Meet Howard Schultz's new friend.
Would you like fries with that? No,we're not kidding. You'll now be able to get French fries, bacon cheeseburgers, and all manner of artery-clogging junk food with your next Starbucks-generated drip coffee. Only not in an actual SBUX store. Nor will it actually be labeled with the green mermaid. As Starbucks Gossip and others are reporting, BK will begin carrying the Starbucks-owned subsidiary brand, Seattle's Best Coffee, at 7,250 restaurants (of about 12,000 in the US). SBC was founded locally in Coupeville in 1970; Starbucks bought the brand in 2003 for $73 million after its Georgia parent company ran into financial trouble. Now SBC is Starbucks' low-cost cousin to it premium brews, a means of extending market share in our current recession. BK will offer the brew "with optional vanilla or mocha flavor and whipped topping, at a suggested retail price of $1 to $2.79," says Starbucks, whose primary customers are accustomed to paying far more for their caffeine.

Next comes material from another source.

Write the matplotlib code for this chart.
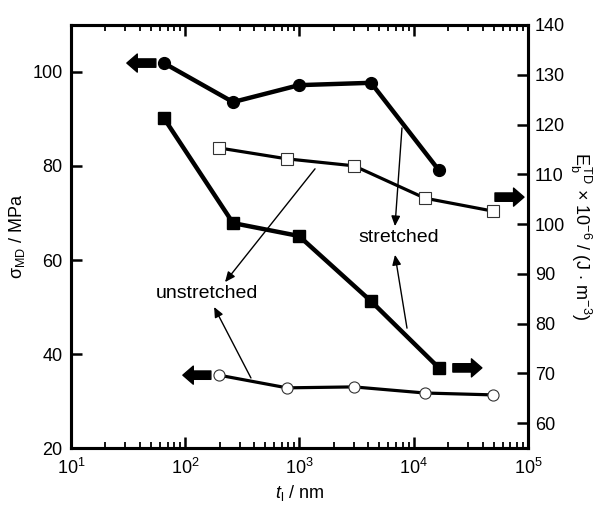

But, wait, if SBC is coming from the same company roasters, if some customers can't tell the difference, might not the BK deal actually siphon away some of Starbucks' regular patrons...?

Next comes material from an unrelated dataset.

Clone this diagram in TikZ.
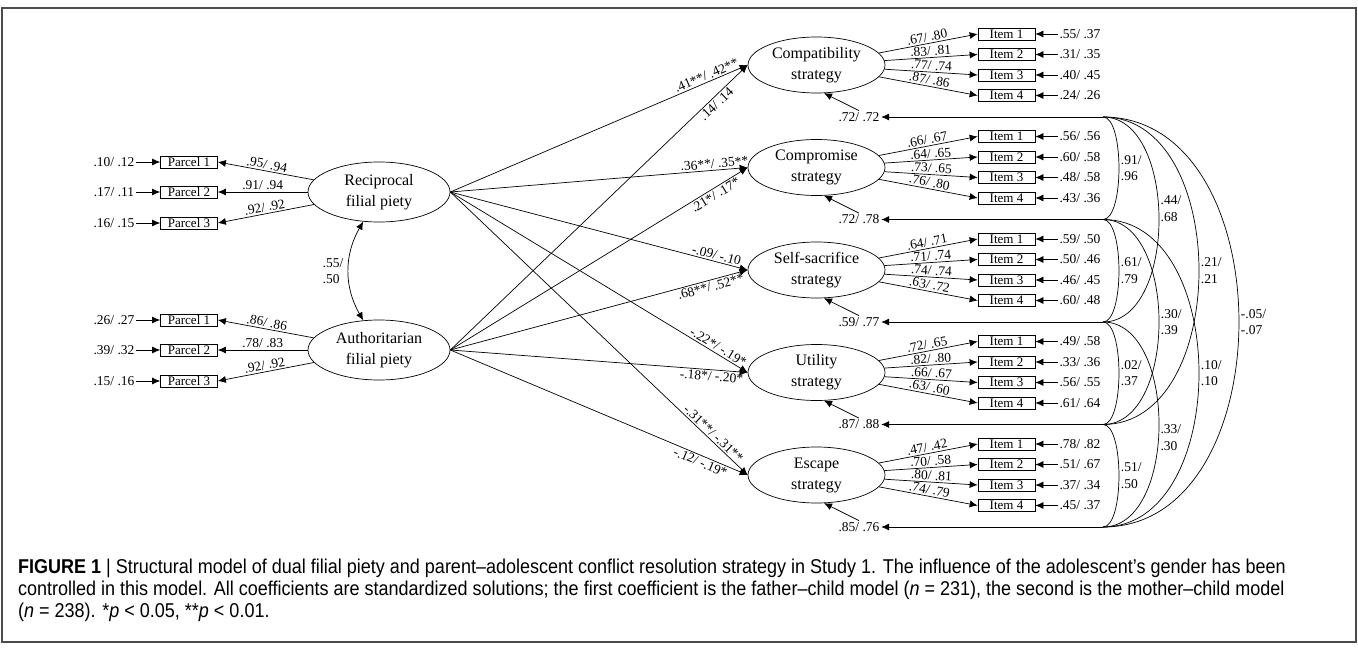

Here's the Starbucks press release, in which the company declares "we are making premium coffee far more accessible than it has ever been." Well, Burger King is certainly accessible.

But you can also find the same premium SBC coffee at Subway and Taco Bell, which have already partnered with SBUX. And the SBC Web site--updated in May of 2008--lists over 500 cafes, an undetermined number of supermarkets, and "more than 3,900 foodservice locations, such as college campuses, restaurants, hotels and cruise lines" where you can drink its brew.

So maybe the Burger King deal isn't so special. And maybe SBC coffee isn't so premium. But the announcement certainly shows how Starbucks is aggressively chasing value-conscious coffee drinkers wherever it can find them. (This after a decent fourth quarter in which the company continued to cut costs while its sales declined by 4 percent. SBC's performance wasn't broken out in its financial statements.)